The researchers also credited the Midtown Court with changing conventional sentencing practices for low-level offenses, which were typically either sentences of "time served" (i.e., the time spent in jail between arrest and appearing in court) or short-term jail (a month or less). Sentencing at the Midtown Court produced significantly more intermediate sanctions than the city's conventional arraignment court. Intermediate sanctions included immediate assignment to community restitution projects (with offenders often beginning their sentences within 24 hours of their arraignments) to mandatory participation in social services, such as drug treatment or job training.

In addition, the researchers found "substantial evidence" that the Midtown Court contributed to improvements in quality-of-life conditions in Times Square and surrounding neighborhoods. Together, ethnographic observations of local crime and safety "hot spots," interviews with offenders, analysis of arrest data, focus group interviews and interviews with local police, community leaders and residents pointed to substantial reductions in concentrations of prostitution and unlicensed vending. Arrests for prostitution in the Midtown neighborhood dropped by 56 percent over the first 18 months and arrests for unlicensed vending fell by 24 percent, reflecting a visible reduction in criminal activity on the streets. Community members also reported a marked reduction in graffiti along Ninth Avenue, the commercial strip that serves the residential community.

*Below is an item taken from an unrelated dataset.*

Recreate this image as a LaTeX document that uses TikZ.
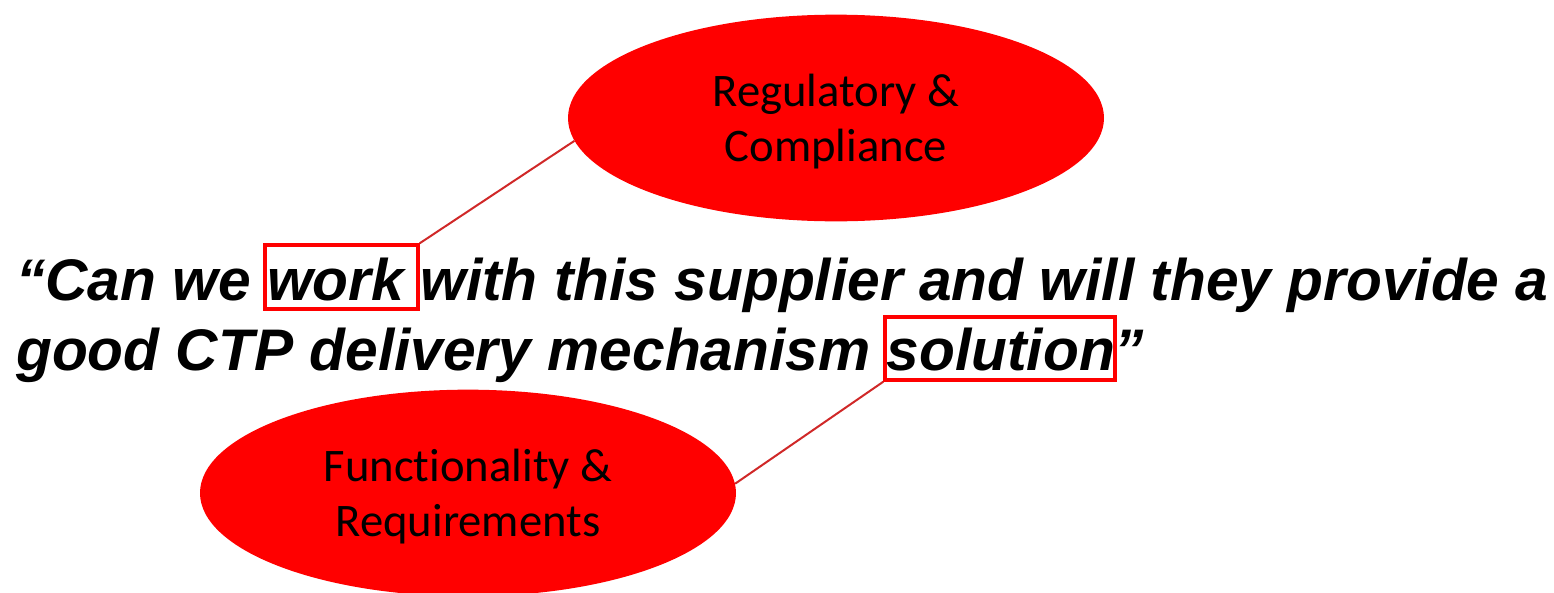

By 1997, the Court was arraigning an average of 65 cases per day for an annual total of over 16,000 cases. This volume made the Midtown Court one of the busiest arraignment courts in the city. In addition, sentenced offenders were performing the equivalent of $175,000 worth of community restitution work per year. The Midtown Court's emphasis on immediacy—offenders must report to the Court's community service or social service center immediately after sentencing—also improved compliance rates. Nearly 75 percent complete their community restitution sentences as mandated, the highest rate in the city.

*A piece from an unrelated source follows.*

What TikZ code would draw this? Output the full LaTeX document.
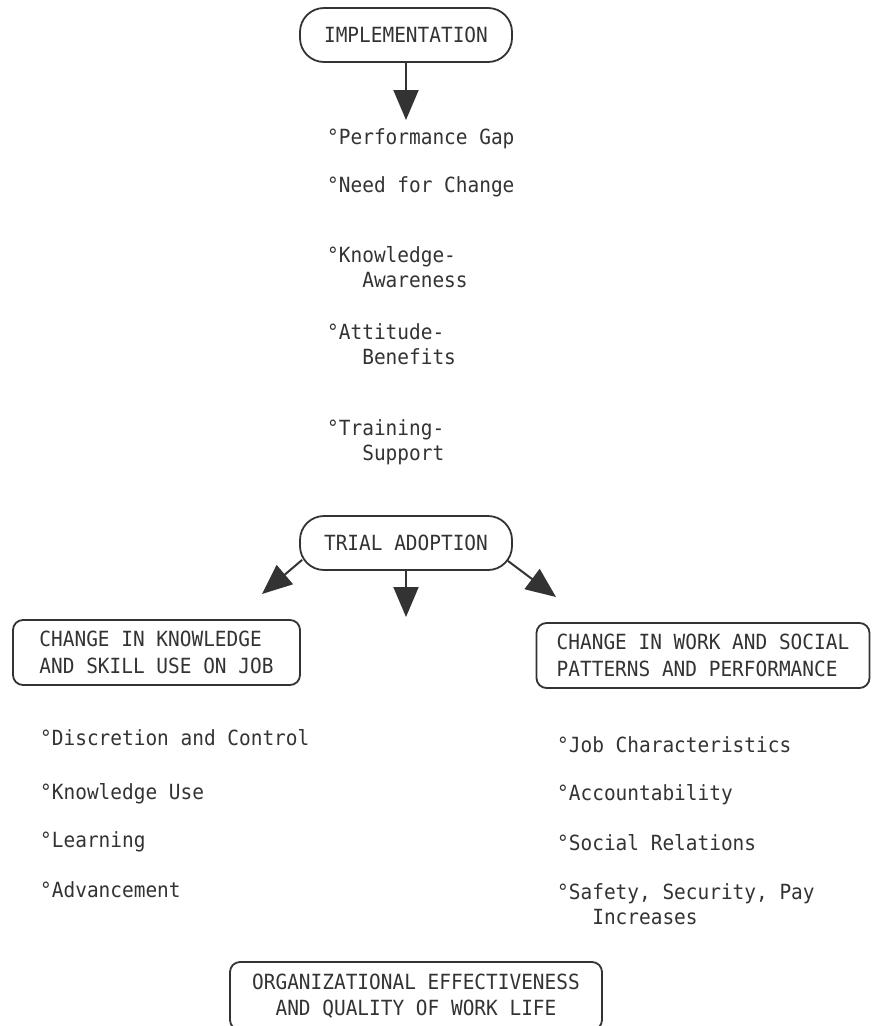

===Replication of the community court model===
Over 30 community courts, inspired by the model of the Midtown Community Court, are in operation or planning around the U.S. Although different in many ways, the various U.S. community courts all strive to create new relationships, both within the justice system and with outside stakeholders, such as residents, merchants, churches and schools. They also test new and aggressive approaches to public safety.

Community courts in the United States include: Downtown San Diego Community Court Project (opened in October 2002); Denver Community Court (opened in September 2003); Hartford Community Court (opened in November 1998); Waterbury (Connecticut) Community Court, opened in October 2000; Washington, D.C. – East of the River Community Court; Washington, D.C. – Traffic and Misdemeanor Community Court (opened in January 2002); West Palm Beach (Florida) Community Court, opened in August 1999; Westgate Community Justice Center in Palm Beach County, Florida (opened in May 2006); Atlanta Community Court (opened in March 2000); Indianapolis Community Court (opened in April 2001); Dakota County, Minnesota, Community Court (opened in October 2002); Minneapolis – Hennepin County Community Court (opened in June 1999); St. Paul (Minnesota) Community Court (opened in 2000); Babylon (New York) Community Court, (opened in September 2006); Harlem Community Justice Center (opened in May 2001); Hempstead (New York) Community Court (opened in June 1999); Red Hook ( Brooklyn, New York) Community Justice Center (opened in April 2000); Syracuse (New York) Community Court (opened in July 2001); Gresham (Oregon) Community Court (opened in March 1998); Westside Community Court in Portland, Oregon (opened in April 2001); Overland Park Community Court in Clackamas County, Oregon (opened in January 2005); Philadelphia Community Court (opened in February 2002); Frayser Community Court in Memphis, Tennessee (opened in February 2000); Whitehaven Community Court in Memphis, Tennessee (opened in September 2002); Downtown Austin Community Court (opened in October 1999); South Dallas/Fair Park Community Court (opened in October 2004); West Dallas Community Court (opened November 2008); San Antonio Community Court (opened in May 2006); Seattle Community Court (opened in March 2005).

USA Today reported in 2008 that interest in community courts was growing, citing new courts in the works in Newark, N.J., among other cities.

Interest in the American community court model has increased abroad. A report by the Open Society Institute issued in 2008 found that by the end of 2007, 52 community courts were operational around the globe. The report said an additional 27 new courts were slated to open in coming years.
==United Kingdom==

Based on the success of pilot community court projects in North Liverpool and Salford, in 2006 the British government announced plans to create 11 new community courts, all of which were up and running by early 2008.

==South Africa==

Seventeen community court projects are in operation in South Africa. (In South Africa, the term "community court" also refers to a form of tribunal also known as Courts for Chiefs and Headmen; in these courts, an authorised African headman or his deputy may decide cases using indigenous law and custom, brought before him by an African against another African within his area of jurisdiction.)
The Downtown Community Court opened in Vancouver, Canada, in 2008. The court addresses the Downtown Eastside neighborhood. The court seeks both to reduce the harm caused to the community by crime and use collaborative case management to help offenders make long-term changes to their behavior. However, Laura Track, a lawyer and housing campaigner for Vancouver's Pivot Society, says there's a legal log jam ahead unless the government invests millions more in housing and treatment programs. This new court is presided over by Justice Thomas Gove.

A community court project is also being planned for Glasgow, Scotland.

==Australia==

In Australia, the term "community court" was used in Western Australia and Northern Territory to refer to a type of court that is designed to be culturally competent for Indigenous Australians; however As of July 2022 both of these, the Aboriginal Community Court in WA (2006–2015), and the Community Courts in the NT (2005–2012), are no longer operational.

Equivalents in other states have been the Nunga Court in South Australia (the oldest of its type, established 1999); Koori Court, in Victoria (2002–present); Murri Court, in Queensland (2002-2012, 2016–present); and Youth Koori Court in New South Wales.